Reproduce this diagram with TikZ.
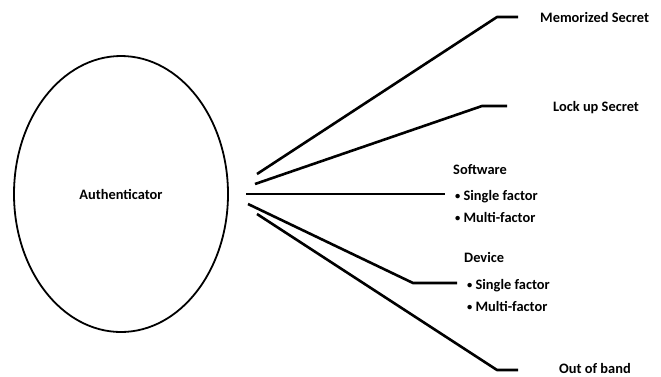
\documentclass[tikz,border=0pt]{standalone}
\usepackage{fontspec}
\setmainfont{Carlito}
\usetikzlibrary{shapes.geometric}
\newcommand{\smbul}{\raisebox{0.8pt}{\fontsize{10.5}{10}\selectfont\textbullet}\hspace{3.2pt}}
\begin{document}
\begin{tikzpicture}[x=1pt,y=-1pt,
  lbl/.style={anchor=base west,inner sep=0pt,font=\fontsize{14.4}{16}\selectfont\bfseries},
  conn/.style={line width=2.6pt,line join=round},
  oval/.style={draw,ellipse,line width=1.8pt,minimum width=214pt,minimum height=276pt,inner sep=0pt}]
\useasboundingbox (0,0) rectangle (661,376);
\node[oval] (auth) at (121,194) {};
\node[anchor=base,inner sep=0pt,font=\fontsize{14.4}{16}\selectfont\bfseries] (authl) at (121,199) {Authenticator};
% labels
\node[lbl] (mem) at (540,22) {Memorized Secret};
\node[lbl] (lock) at (553,111) {Lock up Secret};
\node[lbl] (sw) at (453,174) {Software};
\node[lbl] (sw1) at (455,200.5) {\smbul Single factor};
\node[lbl] (sw2) at (455,222.5) {\smbul Multi-factor};
\node[lbl] (dev) at (464,262) {Device};
\node[lbl] (dev1) at (467,289) {\smbul Single factor};
\node[lbl] (dev2) at (467,311) {\smbul Multi-factor};
\node[lbl] (oob) at (559,373) {Out of band};
% connector points
\coordinate (s1) at (257,174); \coordinate (k1) at (497,17);  \coordinate (e1) at (518,17);
\coordinate (s2) at (255,184); \coordinate (k2) at (482,106); \coordinate (e2) at (507,106);
\coordinate (s3) at (246,194); \coordinate (e3) at (445,194);
\coordinate (s4) at (248,204); \coordinate (k4) at (413,283); \coordinate (e4) at (457,283);
\coordinate (s5) at (257,214); \coordinate (k5) at (497,370); \coordinate (e5) at (518,370);
\draw[conn] (s1) -- (k1) -- (e1);
\draw[conn] (s2) -- (k2) -- (e2);
\draw[conn] (s3) -- (e3);
\draw[conn] (s4) -- (k4) -- (e4);
\draw[conn] (s5) -- (k5) -- (e5);
\end{tikzpicture}
\end{document}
#####
# Do this
Leave the images out, please, and restate each line word for word.

# Response
Reproduce this diagram with TikZ.
\documentclass[tikz,border=0pt]{standalone}
\usepackage{fontspec}
\setmainfont{Carlito}
\usetikzlibrary{shapes.geometric}
\newcommand{\smbul}{\raisebox{0.8pt}{\fontsize{10.5}{10}\selectfont\textbullet}\hspace{3.2pt}}
\begin{document}
\begin{tikzpicture}[x=1pt,y=-1pt,
  lbl/.style={anchor=base west,inner sep=0pt,font=\fontsize{14.4}{16}\selectfont\bfseries},
  conn/.style={line width=2.6pt,line join=round},
  oval/.style={draw,ellipse,line width=1.8pt,minimum width=214pt,minimum height=276pt,inner sep=0pt}]
\useasboundingbox (0,0) rectangle (661,376);
\node[oval] (auth) at (121,194) {};
\node[anchor=base,inner sep=0pt,font=\fontsize{14.4}{16}\selectfont\bfseries] (authl) at (121,199) {Authenticator};
% labels
\node[lbl] (mem) at (540,22) {Memorized Secret};
\node[lbl] (lock) at (553,111) {Lock up Secret};
\node[lbl] (sw) at (453,174) {Software};
\node[lbl] (sw1) at (455,200.5) {\smbul Single factor};
\node[lbl] (sw2) at (455,222.5) {\smbul Multi-factor};
\node[lbl] (dev) at (464,262) {Device};
\node[lbl] (dev1) at (467,289) {\smbul Single factor};
\node[lbl] (dev2) at (467,311) {\smbul Multi-factor};
\node[lbl] (oob) at (559,373) {Out of band};
% connector points
\coordinate (s1) at (257,174); \coordinate (k1) at (497,17);  \coordinate (e1) at (518,17);
\coordinate (s2) at (255,184); \coordinate (k2) at (482,106); \coordinate (e2) at (507,106);
\coordinate (s3) at (246,194); \coordinate (e3) at (445,194);
\coordinate (s4) at (248,204); \coordinate (k4) at (413,283); \coordinate (e4) at (457,283);
\coordinate (s5) at (257,214); \coordinate (k5) at (497,370); \coordinate (e5) at (518,370);
\draw[conn] (s1) -- (k1) -- (e1);
\draw[conn] (s2) -- (k2) -- (e2);
\draw[conn] (s3) -- (e3);
\draw[conn] (s4) -- (k4) -- (e4);
\draw[conn] (s5) -- (k5) -- (e5);
\end{tikzpicture}
\end{document}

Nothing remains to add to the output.